§ Problem requirements
Copy every line that mentions the word "this".
───── Records provided
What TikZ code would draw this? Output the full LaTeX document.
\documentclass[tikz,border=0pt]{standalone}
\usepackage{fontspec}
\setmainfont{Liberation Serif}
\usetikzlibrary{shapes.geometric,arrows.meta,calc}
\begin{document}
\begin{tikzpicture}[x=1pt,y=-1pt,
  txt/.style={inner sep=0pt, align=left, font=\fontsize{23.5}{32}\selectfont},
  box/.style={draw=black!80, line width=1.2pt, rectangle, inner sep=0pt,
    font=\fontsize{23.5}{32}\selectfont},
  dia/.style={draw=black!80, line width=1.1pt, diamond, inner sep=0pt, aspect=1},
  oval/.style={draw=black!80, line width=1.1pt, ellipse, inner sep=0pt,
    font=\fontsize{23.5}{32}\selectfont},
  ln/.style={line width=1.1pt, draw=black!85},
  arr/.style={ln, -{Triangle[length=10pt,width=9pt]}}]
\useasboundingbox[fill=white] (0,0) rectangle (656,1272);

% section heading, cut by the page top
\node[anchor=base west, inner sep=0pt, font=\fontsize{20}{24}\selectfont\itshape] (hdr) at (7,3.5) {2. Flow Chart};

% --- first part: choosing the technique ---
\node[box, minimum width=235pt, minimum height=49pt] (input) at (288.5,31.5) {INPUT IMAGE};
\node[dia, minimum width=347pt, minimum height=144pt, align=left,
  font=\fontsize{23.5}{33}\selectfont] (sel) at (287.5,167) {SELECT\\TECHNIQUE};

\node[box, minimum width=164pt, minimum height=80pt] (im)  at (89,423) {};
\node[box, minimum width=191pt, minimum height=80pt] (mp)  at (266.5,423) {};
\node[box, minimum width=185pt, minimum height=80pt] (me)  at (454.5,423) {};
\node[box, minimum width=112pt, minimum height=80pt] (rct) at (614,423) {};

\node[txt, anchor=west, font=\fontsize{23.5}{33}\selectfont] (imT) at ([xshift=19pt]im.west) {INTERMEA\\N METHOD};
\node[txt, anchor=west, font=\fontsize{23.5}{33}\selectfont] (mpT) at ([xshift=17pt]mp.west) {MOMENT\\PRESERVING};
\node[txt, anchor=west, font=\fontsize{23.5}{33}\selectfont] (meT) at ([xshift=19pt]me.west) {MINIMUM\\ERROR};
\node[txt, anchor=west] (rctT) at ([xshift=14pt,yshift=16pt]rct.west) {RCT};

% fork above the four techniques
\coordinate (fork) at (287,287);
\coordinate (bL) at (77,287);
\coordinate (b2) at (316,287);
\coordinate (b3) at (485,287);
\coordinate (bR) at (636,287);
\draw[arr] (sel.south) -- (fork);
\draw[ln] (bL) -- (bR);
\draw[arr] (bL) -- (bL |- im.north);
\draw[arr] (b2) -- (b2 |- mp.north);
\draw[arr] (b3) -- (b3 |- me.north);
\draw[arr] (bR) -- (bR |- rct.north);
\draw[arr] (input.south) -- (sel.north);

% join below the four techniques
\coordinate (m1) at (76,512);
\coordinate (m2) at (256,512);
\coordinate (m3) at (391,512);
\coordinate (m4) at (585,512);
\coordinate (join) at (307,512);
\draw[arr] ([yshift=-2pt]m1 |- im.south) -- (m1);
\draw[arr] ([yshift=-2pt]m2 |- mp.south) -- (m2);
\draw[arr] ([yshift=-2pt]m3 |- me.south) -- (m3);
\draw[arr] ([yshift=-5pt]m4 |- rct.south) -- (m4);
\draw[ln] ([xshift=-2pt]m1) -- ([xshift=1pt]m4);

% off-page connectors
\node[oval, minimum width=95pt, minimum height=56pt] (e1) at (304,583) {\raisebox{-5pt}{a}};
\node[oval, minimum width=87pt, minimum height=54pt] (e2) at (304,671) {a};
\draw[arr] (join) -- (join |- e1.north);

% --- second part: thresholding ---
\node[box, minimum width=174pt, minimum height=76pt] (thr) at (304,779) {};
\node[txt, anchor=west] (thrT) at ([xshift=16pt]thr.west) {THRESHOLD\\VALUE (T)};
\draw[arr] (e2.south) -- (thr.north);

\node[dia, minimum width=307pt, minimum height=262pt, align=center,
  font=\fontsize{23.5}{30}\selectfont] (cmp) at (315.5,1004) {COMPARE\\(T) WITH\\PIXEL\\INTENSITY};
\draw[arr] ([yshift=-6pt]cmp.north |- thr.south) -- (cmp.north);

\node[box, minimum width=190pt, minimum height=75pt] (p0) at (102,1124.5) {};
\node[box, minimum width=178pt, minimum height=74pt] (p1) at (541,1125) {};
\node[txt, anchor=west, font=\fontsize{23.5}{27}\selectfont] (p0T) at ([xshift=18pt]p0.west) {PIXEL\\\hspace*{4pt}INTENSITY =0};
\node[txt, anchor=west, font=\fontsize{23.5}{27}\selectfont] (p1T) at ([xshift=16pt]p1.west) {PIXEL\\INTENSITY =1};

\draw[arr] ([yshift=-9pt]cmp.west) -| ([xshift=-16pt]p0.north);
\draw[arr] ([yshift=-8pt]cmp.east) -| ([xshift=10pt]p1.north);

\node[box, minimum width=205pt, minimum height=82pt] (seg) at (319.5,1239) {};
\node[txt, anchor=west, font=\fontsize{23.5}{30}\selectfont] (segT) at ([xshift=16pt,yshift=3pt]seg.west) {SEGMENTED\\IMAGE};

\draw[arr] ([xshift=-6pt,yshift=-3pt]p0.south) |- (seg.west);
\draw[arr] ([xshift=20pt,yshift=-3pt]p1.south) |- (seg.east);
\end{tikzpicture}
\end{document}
──────────
───── Records provided
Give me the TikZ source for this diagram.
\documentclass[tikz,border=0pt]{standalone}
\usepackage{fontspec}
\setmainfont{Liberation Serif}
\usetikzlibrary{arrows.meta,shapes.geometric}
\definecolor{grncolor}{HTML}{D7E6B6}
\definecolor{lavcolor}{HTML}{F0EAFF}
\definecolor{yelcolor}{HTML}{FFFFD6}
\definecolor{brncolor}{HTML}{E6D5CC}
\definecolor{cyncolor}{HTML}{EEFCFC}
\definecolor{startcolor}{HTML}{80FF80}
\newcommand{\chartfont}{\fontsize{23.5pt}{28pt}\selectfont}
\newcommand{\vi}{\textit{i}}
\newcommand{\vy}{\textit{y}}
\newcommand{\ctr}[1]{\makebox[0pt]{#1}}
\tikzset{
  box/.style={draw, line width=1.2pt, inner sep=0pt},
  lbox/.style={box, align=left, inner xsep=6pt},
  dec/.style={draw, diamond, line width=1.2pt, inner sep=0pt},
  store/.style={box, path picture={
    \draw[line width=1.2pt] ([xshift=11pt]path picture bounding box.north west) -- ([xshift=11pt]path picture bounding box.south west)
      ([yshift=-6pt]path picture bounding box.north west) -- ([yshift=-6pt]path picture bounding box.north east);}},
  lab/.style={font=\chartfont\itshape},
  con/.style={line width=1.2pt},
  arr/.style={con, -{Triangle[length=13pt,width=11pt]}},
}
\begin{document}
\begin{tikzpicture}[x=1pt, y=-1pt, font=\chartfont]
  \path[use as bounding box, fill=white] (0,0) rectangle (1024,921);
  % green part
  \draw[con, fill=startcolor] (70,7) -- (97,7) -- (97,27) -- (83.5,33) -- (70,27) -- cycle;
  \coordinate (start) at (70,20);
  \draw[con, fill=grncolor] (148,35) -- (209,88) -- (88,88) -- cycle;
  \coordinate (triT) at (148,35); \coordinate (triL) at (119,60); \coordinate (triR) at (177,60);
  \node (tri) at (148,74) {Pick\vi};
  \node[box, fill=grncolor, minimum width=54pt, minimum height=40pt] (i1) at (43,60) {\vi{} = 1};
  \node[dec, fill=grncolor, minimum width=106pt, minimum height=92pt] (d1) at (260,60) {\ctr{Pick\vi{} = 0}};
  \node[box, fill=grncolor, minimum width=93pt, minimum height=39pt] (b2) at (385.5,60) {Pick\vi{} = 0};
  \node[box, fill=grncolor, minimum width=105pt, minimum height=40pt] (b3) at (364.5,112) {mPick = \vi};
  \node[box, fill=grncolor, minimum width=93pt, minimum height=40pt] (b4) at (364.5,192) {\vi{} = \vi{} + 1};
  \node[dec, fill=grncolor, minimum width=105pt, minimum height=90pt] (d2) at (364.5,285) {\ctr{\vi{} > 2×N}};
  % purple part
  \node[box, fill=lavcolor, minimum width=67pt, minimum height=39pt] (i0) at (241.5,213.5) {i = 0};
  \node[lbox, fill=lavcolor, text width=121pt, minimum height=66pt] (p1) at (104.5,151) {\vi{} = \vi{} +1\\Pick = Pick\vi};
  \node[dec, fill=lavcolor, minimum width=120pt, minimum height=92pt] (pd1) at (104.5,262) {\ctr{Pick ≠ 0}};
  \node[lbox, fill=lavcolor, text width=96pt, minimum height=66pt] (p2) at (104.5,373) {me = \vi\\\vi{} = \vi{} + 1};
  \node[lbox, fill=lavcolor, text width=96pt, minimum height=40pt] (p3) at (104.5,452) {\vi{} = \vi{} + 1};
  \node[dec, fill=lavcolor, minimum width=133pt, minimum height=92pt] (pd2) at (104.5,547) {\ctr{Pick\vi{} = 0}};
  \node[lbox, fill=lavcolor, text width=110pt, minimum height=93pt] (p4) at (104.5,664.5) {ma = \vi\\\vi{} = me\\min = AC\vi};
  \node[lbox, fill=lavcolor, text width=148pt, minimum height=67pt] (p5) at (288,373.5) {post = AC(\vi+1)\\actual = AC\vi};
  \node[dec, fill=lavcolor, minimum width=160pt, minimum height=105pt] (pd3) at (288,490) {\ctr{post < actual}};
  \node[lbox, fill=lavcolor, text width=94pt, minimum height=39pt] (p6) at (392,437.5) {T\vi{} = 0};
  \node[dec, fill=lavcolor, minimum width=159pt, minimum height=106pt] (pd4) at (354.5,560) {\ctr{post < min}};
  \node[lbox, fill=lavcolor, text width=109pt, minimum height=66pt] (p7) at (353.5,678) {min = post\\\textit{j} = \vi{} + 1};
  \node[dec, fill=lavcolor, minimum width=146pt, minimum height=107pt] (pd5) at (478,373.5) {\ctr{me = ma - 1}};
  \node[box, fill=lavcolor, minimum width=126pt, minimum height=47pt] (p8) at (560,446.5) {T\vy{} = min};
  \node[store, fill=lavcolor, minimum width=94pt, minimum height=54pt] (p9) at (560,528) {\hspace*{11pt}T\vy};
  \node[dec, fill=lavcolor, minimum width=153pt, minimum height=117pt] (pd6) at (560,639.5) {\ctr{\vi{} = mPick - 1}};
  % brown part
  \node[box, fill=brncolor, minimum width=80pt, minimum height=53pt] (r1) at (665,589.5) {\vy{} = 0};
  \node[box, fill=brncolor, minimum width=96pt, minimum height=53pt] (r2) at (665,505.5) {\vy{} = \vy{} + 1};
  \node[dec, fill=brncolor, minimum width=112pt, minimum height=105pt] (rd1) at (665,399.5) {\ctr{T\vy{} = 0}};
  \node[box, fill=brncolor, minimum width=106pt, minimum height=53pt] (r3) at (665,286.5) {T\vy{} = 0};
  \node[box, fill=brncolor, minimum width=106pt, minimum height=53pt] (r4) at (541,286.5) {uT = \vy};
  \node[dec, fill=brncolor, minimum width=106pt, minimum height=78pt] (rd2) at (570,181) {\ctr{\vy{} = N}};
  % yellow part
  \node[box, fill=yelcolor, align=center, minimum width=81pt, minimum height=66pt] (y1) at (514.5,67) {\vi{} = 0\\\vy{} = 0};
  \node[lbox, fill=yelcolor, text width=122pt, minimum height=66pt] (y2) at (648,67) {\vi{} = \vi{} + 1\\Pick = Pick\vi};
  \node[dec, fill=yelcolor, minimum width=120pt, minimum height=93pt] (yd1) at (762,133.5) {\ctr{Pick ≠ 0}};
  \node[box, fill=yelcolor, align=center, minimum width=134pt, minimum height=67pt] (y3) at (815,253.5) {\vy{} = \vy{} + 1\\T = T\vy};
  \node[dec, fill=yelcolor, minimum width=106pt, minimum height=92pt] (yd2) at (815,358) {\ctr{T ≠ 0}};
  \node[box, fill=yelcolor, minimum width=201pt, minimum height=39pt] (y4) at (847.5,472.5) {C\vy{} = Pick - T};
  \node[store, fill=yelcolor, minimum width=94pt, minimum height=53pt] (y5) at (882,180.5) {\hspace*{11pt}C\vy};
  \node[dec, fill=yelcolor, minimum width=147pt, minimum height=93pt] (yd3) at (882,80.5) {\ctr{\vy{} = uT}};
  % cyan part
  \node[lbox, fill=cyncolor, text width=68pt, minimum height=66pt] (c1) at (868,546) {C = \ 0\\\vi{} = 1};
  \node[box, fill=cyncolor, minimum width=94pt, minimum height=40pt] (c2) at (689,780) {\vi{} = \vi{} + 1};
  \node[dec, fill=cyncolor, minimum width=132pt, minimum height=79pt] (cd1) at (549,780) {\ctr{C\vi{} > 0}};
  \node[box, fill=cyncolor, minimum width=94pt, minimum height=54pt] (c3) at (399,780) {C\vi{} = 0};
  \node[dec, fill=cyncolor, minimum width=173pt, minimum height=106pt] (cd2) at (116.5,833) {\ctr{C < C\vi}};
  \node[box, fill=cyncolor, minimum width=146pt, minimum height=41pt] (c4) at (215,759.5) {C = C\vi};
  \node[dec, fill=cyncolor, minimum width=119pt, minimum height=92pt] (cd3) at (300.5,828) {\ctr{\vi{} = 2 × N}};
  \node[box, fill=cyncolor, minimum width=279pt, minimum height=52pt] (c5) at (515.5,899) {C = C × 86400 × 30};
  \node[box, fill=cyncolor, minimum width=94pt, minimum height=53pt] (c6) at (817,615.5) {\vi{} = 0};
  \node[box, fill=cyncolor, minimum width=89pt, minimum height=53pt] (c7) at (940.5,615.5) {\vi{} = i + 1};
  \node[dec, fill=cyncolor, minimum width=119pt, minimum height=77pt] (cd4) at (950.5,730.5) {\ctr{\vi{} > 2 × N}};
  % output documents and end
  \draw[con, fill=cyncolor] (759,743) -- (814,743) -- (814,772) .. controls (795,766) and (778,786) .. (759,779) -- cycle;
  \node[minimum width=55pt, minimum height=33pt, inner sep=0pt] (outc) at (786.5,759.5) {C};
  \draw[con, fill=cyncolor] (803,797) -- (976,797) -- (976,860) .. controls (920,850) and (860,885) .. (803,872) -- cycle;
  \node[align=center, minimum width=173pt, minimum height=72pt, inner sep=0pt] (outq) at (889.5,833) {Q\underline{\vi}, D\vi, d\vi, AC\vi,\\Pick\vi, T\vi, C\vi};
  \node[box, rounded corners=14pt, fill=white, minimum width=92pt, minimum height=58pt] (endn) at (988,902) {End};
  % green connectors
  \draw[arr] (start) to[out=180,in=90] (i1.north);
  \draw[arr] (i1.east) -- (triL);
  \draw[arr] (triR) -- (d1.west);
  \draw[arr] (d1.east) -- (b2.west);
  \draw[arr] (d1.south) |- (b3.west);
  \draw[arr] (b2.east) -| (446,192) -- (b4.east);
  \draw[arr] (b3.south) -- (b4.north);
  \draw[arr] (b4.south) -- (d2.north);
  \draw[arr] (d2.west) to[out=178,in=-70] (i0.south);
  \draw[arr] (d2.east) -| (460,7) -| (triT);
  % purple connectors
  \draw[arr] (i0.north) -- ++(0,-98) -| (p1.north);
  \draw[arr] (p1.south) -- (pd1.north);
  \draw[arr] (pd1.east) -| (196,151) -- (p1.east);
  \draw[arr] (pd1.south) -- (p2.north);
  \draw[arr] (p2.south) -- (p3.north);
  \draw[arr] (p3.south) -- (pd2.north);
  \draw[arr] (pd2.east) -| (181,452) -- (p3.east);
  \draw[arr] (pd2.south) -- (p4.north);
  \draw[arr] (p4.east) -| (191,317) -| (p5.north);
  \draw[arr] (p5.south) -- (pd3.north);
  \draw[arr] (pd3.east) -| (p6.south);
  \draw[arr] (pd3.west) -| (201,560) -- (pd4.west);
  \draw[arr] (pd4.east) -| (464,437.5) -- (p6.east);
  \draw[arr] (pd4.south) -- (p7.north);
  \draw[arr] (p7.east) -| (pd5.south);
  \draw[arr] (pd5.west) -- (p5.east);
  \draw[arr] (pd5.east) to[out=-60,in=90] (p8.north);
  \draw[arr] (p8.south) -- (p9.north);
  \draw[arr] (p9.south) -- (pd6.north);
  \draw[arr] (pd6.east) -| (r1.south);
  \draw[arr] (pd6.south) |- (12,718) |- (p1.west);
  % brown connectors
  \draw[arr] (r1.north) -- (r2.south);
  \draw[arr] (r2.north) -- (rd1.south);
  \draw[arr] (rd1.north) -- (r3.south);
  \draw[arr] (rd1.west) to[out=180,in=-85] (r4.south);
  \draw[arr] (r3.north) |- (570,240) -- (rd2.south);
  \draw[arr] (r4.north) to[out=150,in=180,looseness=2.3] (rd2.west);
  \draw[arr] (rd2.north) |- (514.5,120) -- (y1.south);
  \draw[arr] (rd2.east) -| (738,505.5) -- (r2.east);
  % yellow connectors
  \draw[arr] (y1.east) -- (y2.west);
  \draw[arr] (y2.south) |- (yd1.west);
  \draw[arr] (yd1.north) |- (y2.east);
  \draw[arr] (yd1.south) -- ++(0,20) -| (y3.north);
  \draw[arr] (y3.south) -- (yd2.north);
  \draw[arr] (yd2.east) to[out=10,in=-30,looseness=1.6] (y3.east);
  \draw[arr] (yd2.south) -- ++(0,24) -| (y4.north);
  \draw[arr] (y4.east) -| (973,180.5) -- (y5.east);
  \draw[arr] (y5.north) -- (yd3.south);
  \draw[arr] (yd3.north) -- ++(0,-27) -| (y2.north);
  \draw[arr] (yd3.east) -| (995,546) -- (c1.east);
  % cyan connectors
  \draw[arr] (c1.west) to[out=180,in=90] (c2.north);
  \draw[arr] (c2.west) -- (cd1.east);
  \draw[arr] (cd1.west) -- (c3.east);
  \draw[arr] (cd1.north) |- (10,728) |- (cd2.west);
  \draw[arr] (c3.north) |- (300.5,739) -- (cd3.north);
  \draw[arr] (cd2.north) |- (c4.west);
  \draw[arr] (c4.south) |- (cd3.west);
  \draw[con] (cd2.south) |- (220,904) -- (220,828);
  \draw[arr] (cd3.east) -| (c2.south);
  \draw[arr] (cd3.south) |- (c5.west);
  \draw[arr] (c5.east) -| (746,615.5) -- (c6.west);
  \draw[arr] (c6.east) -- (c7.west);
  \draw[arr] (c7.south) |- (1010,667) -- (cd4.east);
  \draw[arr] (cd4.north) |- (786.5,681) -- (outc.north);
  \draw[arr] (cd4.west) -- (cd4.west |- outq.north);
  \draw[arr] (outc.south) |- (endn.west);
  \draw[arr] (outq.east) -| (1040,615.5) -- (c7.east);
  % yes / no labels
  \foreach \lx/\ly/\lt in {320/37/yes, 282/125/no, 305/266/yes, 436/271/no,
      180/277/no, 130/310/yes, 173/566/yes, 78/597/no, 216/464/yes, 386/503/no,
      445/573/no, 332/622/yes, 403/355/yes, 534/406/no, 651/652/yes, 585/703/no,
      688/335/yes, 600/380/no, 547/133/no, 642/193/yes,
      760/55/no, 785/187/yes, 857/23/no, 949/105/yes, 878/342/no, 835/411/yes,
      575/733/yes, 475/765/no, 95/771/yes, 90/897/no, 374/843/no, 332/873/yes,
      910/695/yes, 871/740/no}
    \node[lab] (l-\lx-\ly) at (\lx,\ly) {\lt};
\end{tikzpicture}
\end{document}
──────────
§ Response below
What TikZ code would draw this? Output the full LaTeX document.
Give me the TikZ source for this diagram.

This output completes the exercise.